Second, and most importantly, WiMAX is simply the future: an enormous opportunity for Sprint and the wireless and Internet industries as a whole. I know it sounds like I just drank the Kool-Aid, and I welcome the withering remarks I’m sure you’ll be e-mailing me in the next few minutes. But I fully admit it -- I’m a convert. I’m not mindlessly backing a technology, though. I’ve been covering this industry long enough to know how foolhardy that is. Instead, I’m advocating Sprint’s stated -- and hopefully still intact -- business model for WiMAX, one that does away with the walled garden of mobile data services entirely, one which allows us to pay for access and choose our own applications as opposed to the half-assed ones our operators choose to feed us. I’m not advocating the dumb pipe (I’ve made the case that ‘open’ doesn’t equate ‘dumb’ in several other columns before). But if today’s pipe is ‘smart’ then I choose to take a very anti-intellectual stance.
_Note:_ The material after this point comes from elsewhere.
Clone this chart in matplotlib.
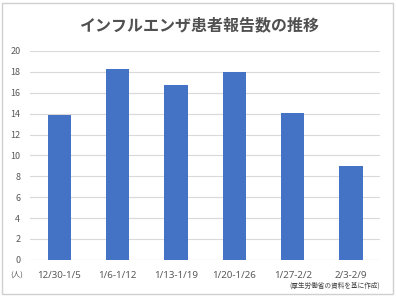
"""Influenza reported cases per sentinel: weekly bar chart."""
import matplotlib
matplotlib.use("Agg")
import matplotlib.pyplot as plt
from matplotlib.patches import Rectangle
import numpy as np

plt.rcParams["font.family"] = ["Noto Sans CJK JP", "DejaVu Sans"]

weeks = ["12/30-1/5", "1/6-1/12", "1/13-1/19", "1/20-1/26", "1/27-2/2", "2/3-2/9"]
patients = [13.9, 18.3, 16.7, 18.0, 14.1, 9.0]
yticks = [0, 2, 4, 6, 8, 10, 12, 14, 16, 18, 20]

title = "インフルエンザ患者報告数の推移"
unit = "(人)"
source = "(厚生労働省の資料を基に作成)"

text_gray = "#595959"


def main():
    fig = plt.figure(figsize=(3.96, 2.98), dpi=100)
    fig.patches.append(Rectangle((0.006, 0.014), 0.986, 0.976, transform=fig.transFigure,
                                 fill=False, edgecolor="#D0D0D0", linewidth=1.0))
    ax = fig.add_axes([0.076, 0.128, 0.884, 0.701])

    x = np.arange(len(weeks))
    ax.bar(x, patients, width=0.4, color="#4472C4", zorder=3)

    ax.set_xlim(-0.5, len(weeks) - 0.5)
    ax.set_ylim(0, 20)
    ax.set_yticks(yticks)
    ax.set_yticklabels([str(t) for t in yticks], fontsize=6.5, color=text_gray)
    ax.set_xticks(x)
    ax.set_xticklabels(weeks, fontsize=7, color=text_gray, family="Noto Sans")
    ax.tick_params(axis="both", length=0)
    ax.tick_params(axis="y", pad=7)
    ax.tick_params(axis="x", pad=8)
    ax.grid(axis="y", color="#D9D9D9", linewidth=0.8, zorder=0)
    for side in ["top", "right", "left", "bottom"]:
        ax.spines[side].set_visible(False)
    ax.axhline(0, color="#D9D9D9", linewidth=0.8, zorder=2)

    fig.text(0.505, 0.916, title, ha="center", va="center", fontsize=11.5,
             fontweight="bold", color="#505050")
    fig.text(0.042, 0.08, unit, ha="center", va="center", fontsize=5.5, color=text_gray)
    fig.text(0.96, 0.043, source, ha="right", va="center", fontsize=4.8, color="#404040")

    fig.savefig("out.png", dpi=100)


if __name__ == "__main__":
    main()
If Sprint had tapped LTE or even UMB or even an EV-DO rollout built on hundreds of thousands of femto and pico cells, I would still have been behind the launch as long as that new business model was attached. As it stands, Sprint’s plan is the only initiative out there that can rejuvenate the mobile data network. It could transform what is essentially a voice network into not just an extension of the Internet but the most critical component of the Internet. If Sprint pulls this network off right and others follow its example, 10 years from now we won’t be able to remember the day our computing and networking needs were tied to a PC or desk—just as today we can hardly imagine a time our phone calls were tied to the kitchen or office phone.

The operative word here is ‘if,’ though. My cheerleading for Xohm is dependent on Sprint following through on its original convictions. If it tethers a WiMAX subscription to specific devices, if it starts piling on marginal services and inflating bills with content fees, if it starts subsidizing handsets and locking customers into onerous contracts, then the whole project fails. And if it fails, WiMAX is likely to fail -- at least the vision of WiMAX the industry has been painting for the last few years. So I’m pleading now: Sprint, keep Xohm going.